Friday, September 10th, 2004: Toledo, Spain
Madrid to Toledo: 66 kilometres
Holy Toledo! We now understand where this exclamation comes from. Toledo is crammed with churches and cathedrals and former mosques and former synagogues. It is the centre of the Catholic Church in Spain, and was Spain’s capital until Carlos I abandoned his half-built Alcazar Palace (which he completed anyway) for Madrid. El Greco also made it his home and there are many pieces of his work scattered around the city for us to see. We arrive by 10:00 a.m., find some parking and take the escalators opened by King Juan Carlos up, up, up to the top of the town. We grab a not too helpful map from the very helpful tourist board and start to discover the old town of Toledo. We walk past one church with its doors wide open, and walk in. Not very interesting (maybe that’s why there is no admission charge or “voluntary donation” demanded of us). We walk out the front door into an inner courtyard, and keep moving forward, through more inner courtyards. We have found our way into the university, but we can’t find our way out… until at last, feeling like we’ve walked from one side of Toledo to the other, and down the hill and back up the other side, we find an exit onto a street. We walk down the street, into a nice plaza which isn’t marked on our map.
El Greco’s, a Titian, a Bassano, even a Van Dyck.
Finally, we find the tourist route, and begin our tour of Toledo in earnest. First stop is City Hall, the Ayuntamiento, quite an attractive building with a somewhat Germanic feeling.

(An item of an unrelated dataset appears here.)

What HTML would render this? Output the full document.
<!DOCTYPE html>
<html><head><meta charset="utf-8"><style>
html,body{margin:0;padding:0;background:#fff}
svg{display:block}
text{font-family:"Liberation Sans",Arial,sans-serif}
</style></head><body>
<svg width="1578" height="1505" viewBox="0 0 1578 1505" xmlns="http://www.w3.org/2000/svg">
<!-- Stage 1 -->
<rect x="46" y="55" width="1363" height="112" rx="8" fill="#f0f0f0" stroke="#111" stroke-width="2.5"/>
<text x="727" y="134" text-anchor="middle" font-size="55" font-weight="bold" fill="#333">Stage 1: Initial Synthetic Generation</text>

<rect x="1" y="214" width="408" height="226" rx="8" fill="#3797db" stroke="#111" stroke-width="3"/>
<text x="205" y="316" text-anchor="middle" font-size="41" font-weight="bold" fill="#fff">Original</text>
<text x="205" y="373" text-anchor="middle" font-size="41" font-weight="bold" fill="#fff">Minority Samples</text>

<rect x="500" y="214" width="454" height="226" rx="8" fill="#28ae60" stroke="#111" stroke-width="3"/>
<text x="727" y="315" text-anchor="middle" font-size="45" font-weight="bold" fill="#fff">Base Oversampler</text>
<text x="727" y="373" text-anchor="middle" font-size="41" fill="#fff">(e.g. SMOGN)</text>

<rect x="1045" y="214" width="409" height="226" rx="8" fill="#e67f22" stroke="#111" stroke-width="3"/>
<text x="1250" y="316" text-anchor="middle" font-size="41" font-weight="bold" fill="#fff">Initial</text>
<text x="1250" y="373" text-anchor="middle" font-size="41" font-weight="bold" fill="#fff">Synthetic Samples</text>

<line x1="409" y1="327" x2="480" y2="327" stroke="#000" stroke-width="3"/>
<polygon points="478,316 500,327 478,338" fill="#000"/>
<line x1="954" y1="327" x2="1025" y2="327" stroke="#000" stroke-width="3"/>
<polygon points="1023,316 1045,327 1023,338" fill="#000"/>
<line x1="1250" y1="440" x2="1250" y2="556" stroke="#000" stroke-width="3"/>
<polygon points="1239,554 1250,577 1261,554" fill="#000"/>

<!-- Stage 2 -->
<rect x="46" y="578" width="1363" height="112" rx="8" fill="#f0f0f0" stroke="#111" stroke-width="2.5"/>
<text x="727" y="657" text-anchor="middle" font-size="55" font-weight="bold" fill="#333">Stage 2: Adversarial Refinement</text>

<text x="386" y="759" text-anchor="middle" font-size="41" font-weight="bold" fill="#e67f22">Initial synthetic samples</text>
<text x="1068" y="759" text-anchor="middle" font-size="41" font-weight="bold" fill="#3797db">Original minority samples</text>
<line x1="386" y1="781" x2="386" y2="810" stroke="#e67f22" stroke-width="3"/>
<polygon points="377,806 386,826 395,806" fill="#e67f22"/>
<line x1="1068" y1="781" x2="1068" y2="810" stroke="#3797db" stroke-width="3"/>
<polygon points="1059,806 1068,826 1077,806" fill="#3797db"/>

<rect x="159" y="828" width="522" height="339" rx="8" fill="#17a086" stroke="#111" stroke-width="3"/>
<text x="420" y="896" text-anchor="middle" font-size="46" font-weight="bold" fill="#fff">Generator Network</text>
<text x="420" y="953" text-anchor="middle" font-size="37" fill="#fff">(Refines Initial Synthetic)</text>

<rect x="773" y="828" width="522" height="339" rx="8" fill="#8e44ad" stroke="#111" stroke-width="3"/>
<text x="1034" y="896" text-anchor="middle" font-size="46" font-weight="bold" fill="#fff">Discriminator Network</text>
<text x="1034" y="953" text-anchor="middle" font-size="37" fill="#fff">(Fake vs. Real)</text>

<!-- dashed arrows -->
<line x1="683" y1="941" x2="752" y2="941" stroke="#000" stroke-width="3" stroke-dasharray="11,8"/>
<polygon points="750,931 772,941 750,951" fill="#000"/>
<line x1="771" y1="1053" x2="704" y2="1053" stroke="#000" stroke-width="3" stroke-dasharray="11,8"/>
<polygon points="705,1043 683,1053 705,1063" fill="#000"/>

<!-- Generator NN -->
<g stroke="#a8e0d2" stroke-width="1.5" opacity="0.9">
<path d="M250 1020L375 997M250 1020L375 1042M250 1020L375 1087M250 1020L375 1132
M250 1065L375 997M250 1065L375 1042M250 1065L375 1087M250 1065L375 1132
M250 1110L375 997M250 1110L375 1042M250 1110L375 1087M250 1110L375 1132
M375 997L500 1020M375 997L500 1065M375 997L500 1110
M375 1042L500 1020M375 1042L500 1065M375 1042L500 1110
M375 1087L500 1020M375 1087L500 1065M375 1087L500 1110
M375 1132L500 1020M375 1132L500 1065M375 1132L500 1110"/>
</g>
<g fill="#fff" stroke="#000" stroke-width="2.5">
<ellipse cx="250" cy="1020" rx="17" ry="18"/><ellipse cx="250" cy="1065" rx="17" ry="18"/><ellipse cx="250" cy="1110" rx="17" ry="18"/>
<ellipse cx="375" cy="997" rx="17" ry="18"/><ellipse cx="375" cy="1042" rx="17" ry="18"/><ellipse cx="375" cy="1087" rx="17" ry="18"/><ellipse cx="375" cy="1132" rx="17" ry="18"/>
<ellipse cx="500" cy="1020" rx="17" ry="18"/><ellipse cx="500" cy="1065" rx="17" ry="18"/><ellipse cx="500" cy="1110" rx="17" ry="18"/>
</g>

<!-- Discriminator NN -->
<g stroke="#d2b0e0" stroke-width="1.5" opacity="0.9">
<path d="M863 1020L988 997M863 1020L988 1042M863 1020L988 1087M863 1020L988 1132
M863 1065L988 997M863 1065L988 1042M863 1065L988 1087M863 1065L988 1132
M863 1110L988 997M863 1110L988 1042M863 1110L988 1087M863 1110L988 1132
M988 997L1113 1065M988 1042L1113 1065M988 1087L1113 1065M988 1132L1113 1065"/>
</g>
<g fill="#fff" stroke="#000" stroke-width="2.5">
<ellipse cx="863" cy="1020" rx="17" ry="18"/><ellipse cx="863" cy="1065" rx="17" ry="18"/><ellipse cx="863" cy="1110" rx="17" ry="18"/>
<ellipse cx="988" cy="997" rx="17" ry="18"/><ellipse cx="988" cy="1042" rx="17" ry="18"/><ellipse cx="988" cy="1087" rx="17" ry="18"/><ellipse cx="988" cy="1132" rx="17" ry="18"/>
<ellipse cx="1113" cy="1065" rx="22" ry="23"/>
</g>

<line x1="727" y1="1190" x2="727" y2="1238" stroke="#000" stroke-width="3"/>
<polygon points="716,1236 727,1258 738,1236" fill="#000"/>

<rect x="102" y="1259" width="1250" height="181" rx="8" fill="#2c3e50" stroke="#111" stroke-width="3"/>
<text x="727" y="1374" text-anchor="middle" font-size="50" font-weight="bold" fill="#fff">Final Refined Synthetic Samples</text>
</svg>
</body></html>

It must date from the Hapsburg period. From here, we are a short walk to the Catedral, home to the Inquisition, famous for not hiring El Greco to paint its murals. In the Catedral we read of the sign that celebrates the 1492 expulsion of the Jews from Spain by Ferdinand and Isabel. Bankrupt and unable to repay the loans from the Jews that had financed their retaking of Spain from the Muslims, they chose to expel the Jews in order to escape their debts. Unlike most of the throng making its way through the Catedral, we pay the 5.50 Euro entrance fee to get into the Sacristia, where we are overwhelmed with the art: it is full of El Greco’s, a Titian, a Bassano, even a Van Dyck.

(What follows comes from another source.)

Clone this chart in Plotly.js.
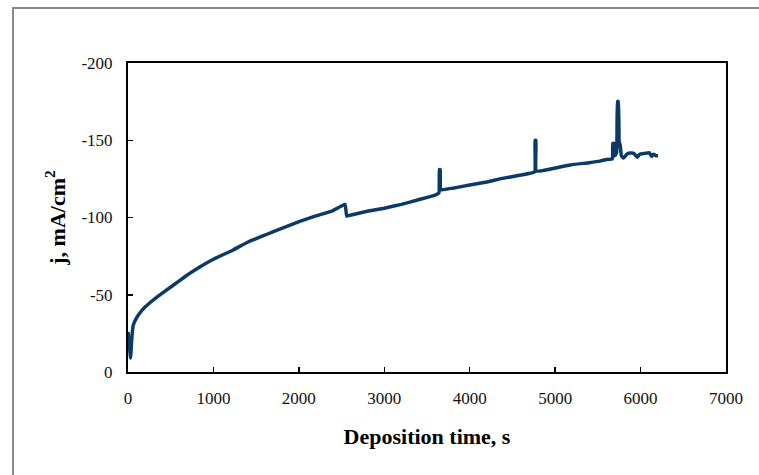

Out of the Catedral we walk to the Alcazar. It was virtually destroyed during the Civil War, but Franco, whose forces were holed up inside it, had it rebuilt.
A Final Masterpiece
We walk through the city, getting lost and finding ourselves. Finally, just as we decide it is time to return to Madrid, we stumble upon Santo Tomé, home to El Greco’s masterpiece El Entierro del Conde de Orgaz, which tells the story of the burial of the Count of Orgaz, when Saints Augustine and Stephen descended from heaven to attend the funeral. Interestingly, El Greco painted himself and his son into the picture, although the funeral happened about 300 years before the painting was done. We spend a good hour in the church, looking at and thinking about this important painting.